Im Gegensatz zu dem futuristischen Produktionsdesign mancher Science-Fiction-Filme setzt die mit dem Preis für die beste französische Serie beim Festival Séries Mania in Lille ausgezeichnete Dystopie "Ad Vitam" auf einen ähnlichen retrofuturistischen Stil wie etwa "Maniac" — was nebenbei auch die Produktionskosten erheblich senkt. Computer mit Internetzugang, Handys, Drohnen sehen genauso wie heutige Geräte aus, obwohl die Serie wohl Ende des 21. Jahrhunderts angesiedelt ist. Ihr Design hat sich genauso wenig verändert wie etwa auch die Architektur. Offensichtlich haben Menschen, die ihren Körper immer wieder regenerieren können, wodurch sie ein immer gleiches Aussehen besitzen, keinerlei Interesse an Veränderung.
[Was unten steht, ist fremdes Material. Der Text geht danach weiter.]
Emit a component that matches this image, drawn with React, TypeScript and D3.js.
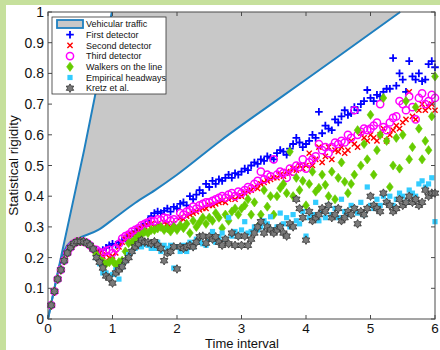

Auch wenn "Ad Vitam" auch ein Thriller ist, und insbesondere in den letzten Kapiteln genretypische Elemente vermehrt auftreten, verdeutlicht die Serie vor allem die Schattenseiten der sogenannten extremen Langlebigkeit — einer der Säulen des Transhumanismus. Insofern, als die Serie den Generationenkonflikt in den Mittelpunkt stellt, spricht sie auch aktuelle Probleme einer alternden Gesellschaft an. Im Mittelpunkt steht aber die Kehrseite einer solchen Gesellschaft, in der die Regenerierten zwar "besessen vom Gedanken an das ewige Leben" sind, aber gleichzeitig "nicht ertragen, was sie geworden sind".


"Ad Vitam". 6-teilige Serie mit insgesamt 315 Min. Creators: Thomas Cailley, Sébastien Mounier. Die komplette Serie in der Arte-Mediathek abrufbar.